Il Dna l’inchioda per stupro, l’arresto dopo 2 mesi

da Milano
Ci deve qualcosa che non va nell’organizzazione dell’apparato repressivo italiano, se due balordi violentano una ragazza il 25 settembre, vengono riconosciuti, arrestati e inchiodati dalla prova del Dna. Ma fermati solo 5 cinque mesi più tardi, dopo essere stati già scarcerati e aver colpito un’altra ragazza. «Colpa dei tempi tecnici degli accertamenti e della redazione delle richieste di arresto» spiega Giovanni Narbone, il magistrato che ha seguito la vicenda.
Questa è infatti la storia di Claudio Strangi, 28 anni, e del cognato Francesco Cannaò, 20, entrambi con una sfilza di precedenti lunga un chilometro. Secondo le accuse, Strangi insieme con Cannaò, ma spesso anche con Maurizio De Luca, 30 anni, colpisce banche, farmacie, passanti. E quando le vittime sono donne, scatta lo stupro. Come sarebbe successo il 21 febbraio al parcheggio del metrò di Bisceglie. Vittima una commessa di 30 anni, minacciata con un coltello, sequestrata per quattro ore, picchiata, violentata da uno dei due, e infine derubata. Dopo tre giorni di indagini, gli autori vengono identificati e arrestati: sarebbero Strangi e Cannaò. Gli stessi due che avrebbero aggredito una ragazza di 25 anni al parcheggio del capolinea del metrò di San Donato, alle 20.30 del 25 settembre 2005. E con la stessa tecnica: coltello, sedili posteriori, sequestro (due ore), furto. Infine la macchina si dirige verso una zona appartata, dove viene costretta a spogliarsi e violentata, questa volta da entrambi. La giovane chiama i carabinieri, indica i mozziconi di sigarette fumate dai delinquenti, utili per la prova del Dna, e riconosce i due nelle foto segnaletiche.
Ma Strangi e Cannaò sarebbero gli stessi che il 3 ottobre avrebbero assaltato una farmacia a Milano e, per scappare, sequestrato il commesso, infilato nel portabagagli della sua vettura e abbondato poi nell’hinterland. I carabinieri li intercettano la sera stessa a Crema, scoprendo che Strangi ha l’obbligo di dimora che gli impedirebbe di uscire da Milano. I due, riconosciuti dalle foto, non vengono però identificati dal farmacista e dal commesso durante i confronti. Cannaò torna libero e il cognato va ai domiciliari per aver contravvenuto l’obbligo di dimora, nonostante siano sospettati anche per la violenza. E infatti il 12 dicembre arriva l’esito del Dna: le sigarette sono state fumate da Cannaò. Ma il Pm chiede solo ora al gip l’ordine di custodia cautelare.

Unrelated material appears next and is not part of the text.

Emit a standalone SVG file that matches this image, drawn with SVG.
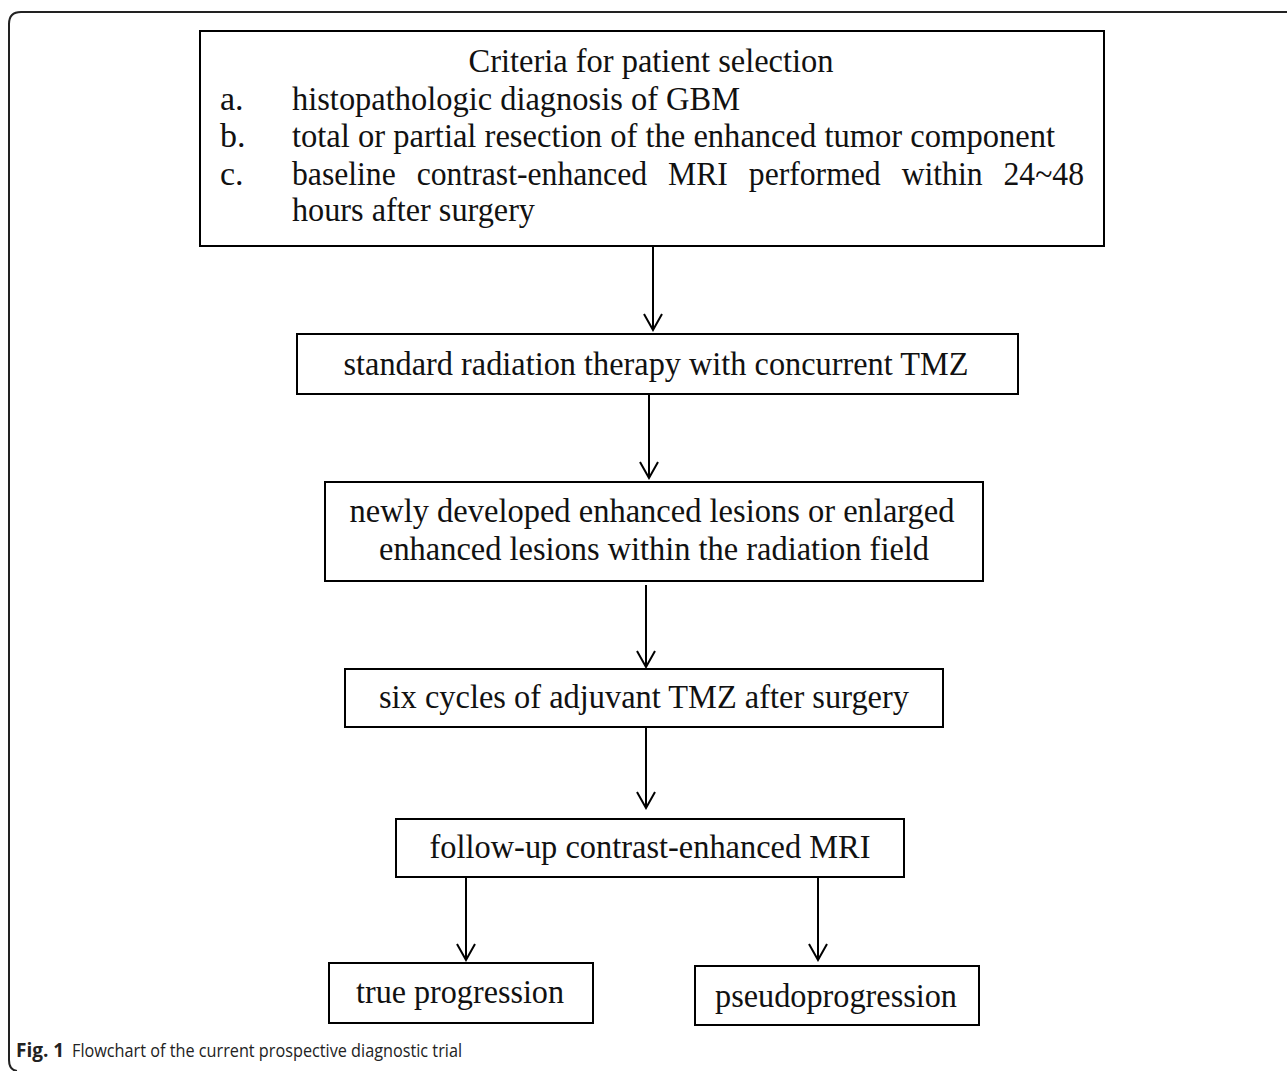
<svg xmlns="http://www.w3.org/2000/svg" width="1287" height="1071" viewBox="0 0 1287 1071">
<defs>
<style>
.box{fill:#fff;stroke:#000;stroke-width:2}
.t{font-family:"Liberation Serif","Times New Roman",serif;font-size:34px;fill:#111}
.c{text-anchor:middle}
.edge{stroke:#000;stroke-width:2;fill:none;marker-end:url(#arr)}
.cap{font-family:"Open Sans","Noto Sans",sans-serif;font-size:19px;fill:#222}
</style>
<marker id="arr" viewBox="0 0 20 20" refX="18" refY="10" markerWidth="20" markerHeight="20" markerUnits="userSpaceOnUse" orient="auto">
<path d="M2,1 L18,10 L2,19" fill="none" stroke="#000" stroke-width="2"/>
</marker>
</defs>
<rect width="1287" height="1071" fill="#fff"/>
<path d="M1287,12 H21 Q9,12 9,24 V1060 Q9,1070 17,1071" fill="none" stroke="#222" stroke-width="2"/>

<g id="connectors">
<line class="edge" x1="653" y1="246" x2="653" y2="330"/>
<line class="edge" x1="649" y1="394" x2="649" y2="478"/>
<line class="edge" x1="646" y1="585" x2="646" y2="667"/>
<line class="edge" x1="646" y1="727" x2="646" y2="808"/>
<line class="edge" x1="466" y1="877" x2="466" y2="960"/>
<line class="edge" x1="818" y1="877" x2="818" y2="960"/>
</g>

<g id="criteria">
<rect class="box" x="200" y="31" width="904" height="215"/>
<text class="t c" x="651" y="72" textLength="365" lengthAdjust="spacingAndGlyphs">Criteria for patient selection</text>
<text class="t" x="220" y="110">a.</text>
<text class="t" x="292" y="110" textLength="448" lengthAdjust="spacingAndGlyphs">histopathologic diagnosis of GBM</text>
<text class="t" x="220" y="147">b.</text>
<text class="t" x="292" y="147" textLength="763" lengthAdjust="spacingAndGlyphs">total or partial resection of the enhanced tumor component</text>
<text class="t" x="220" y="185">c.</text>
<text class="t" x="292" y="185" word-spacing="14" textLength="792" lengthAdjust="spacingAndGlyphs">baseline contrast-enhanced MRI performed within 24~48</text>
<text class="t" x="292" y="221" textLength="243" lengthAdjust="spacingAndGlyphs">hours after surgery</text>
</g>

<g id="radiation">
<rect class="box" x="297" y="334" width="721" height="60"/>
<text class="t c" x="656" y="375" textLength="625" lengthAdjust="spacingAndGlyphs">standard radiation therapy with concurrent TMZ</text>
</g>

<g id="lesions">
<rect class="box" x="325" y="482" width="658" height="99"/>
<text class="t c" x="652" y="522" textLength="605" lengthAdjust="spacingAndGlyphs">newly developed enhanced lesions or enlarged</text>
<text class="t c" x="654" y="560" textLength="550" lengthAdjust="spacingAndGlyphs">enhanced lesions within the radiation field</text>
</g>

<g id="adjuvant">
<rect class="box" x="345" y="669" width="598" height="58"/>
<text class="t c" x="644" y="708" textLength="530" lengthAdjust="spacingAndGlyphs">six cycles of adjuvant TMZ after surgery</text>
</g>

<g id="followup">
<rect class="box" x="396" y="819" width="508" height="58"/>
<text class="t c" x="650" y="858" textLength="441" lengthAdjust="spacingAndGlyphs">follow-up contrast-enhanced MRI</text>
</g>

<g id="true">
<rect class="box" x="329" y="963" width="264" height="60"/>
<text class="t c" x="460" y="1003" textLength="208" lengthAdjust="spacingAndGlyphs">true progression</text>
</g>

<g id="pseudo">
<rect class="box" x="695" y="966" width="284" height="59"/>
<text class="t c" x="836" y="1007" textLength="242" lengthAdjust="spacingAndGlyphs">pseudoprogression</text>
</g>

<g id="caption">
<text class="cap" x="16" y="1057" font-weight="bold">Fig. 1</text>
<text class="cap" x="72" y="1057" textLength="390" lengthAdjust="spacingAndGlyphs">Flowchart of the current prospective diagnostic trial</text>
</g>
</svg>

Com’è possibile che due balordi, identificati dalla vittima e inchiodati dal Dna, vengano presi dopo quattro mesi e mezzo, durante i quali hanno commesso altri stupri e rapine?
«E anche arrestati - fa notare Giovanni Narbone - ma i farmacisti all’ultimo minuto non li hanno più riconosciuti e sono stati liberati».
Ma la vittima dello stupro sì.
«Solo dalle foto segnaletiche, poi non fu più fatto il confronto diretto».


D’accordo, ma il 12 dicembre arriva la conferma del Dna, due mesi per chiedere un arresto?
«Possono sembrare tanti, ma deve tener presente il nostro carico di lavoro e la preparazione del castello accusatorio. Io non posso portare davanti ai giudici delle persone con prove e argomentazioni che poi non reggono in dibattimento».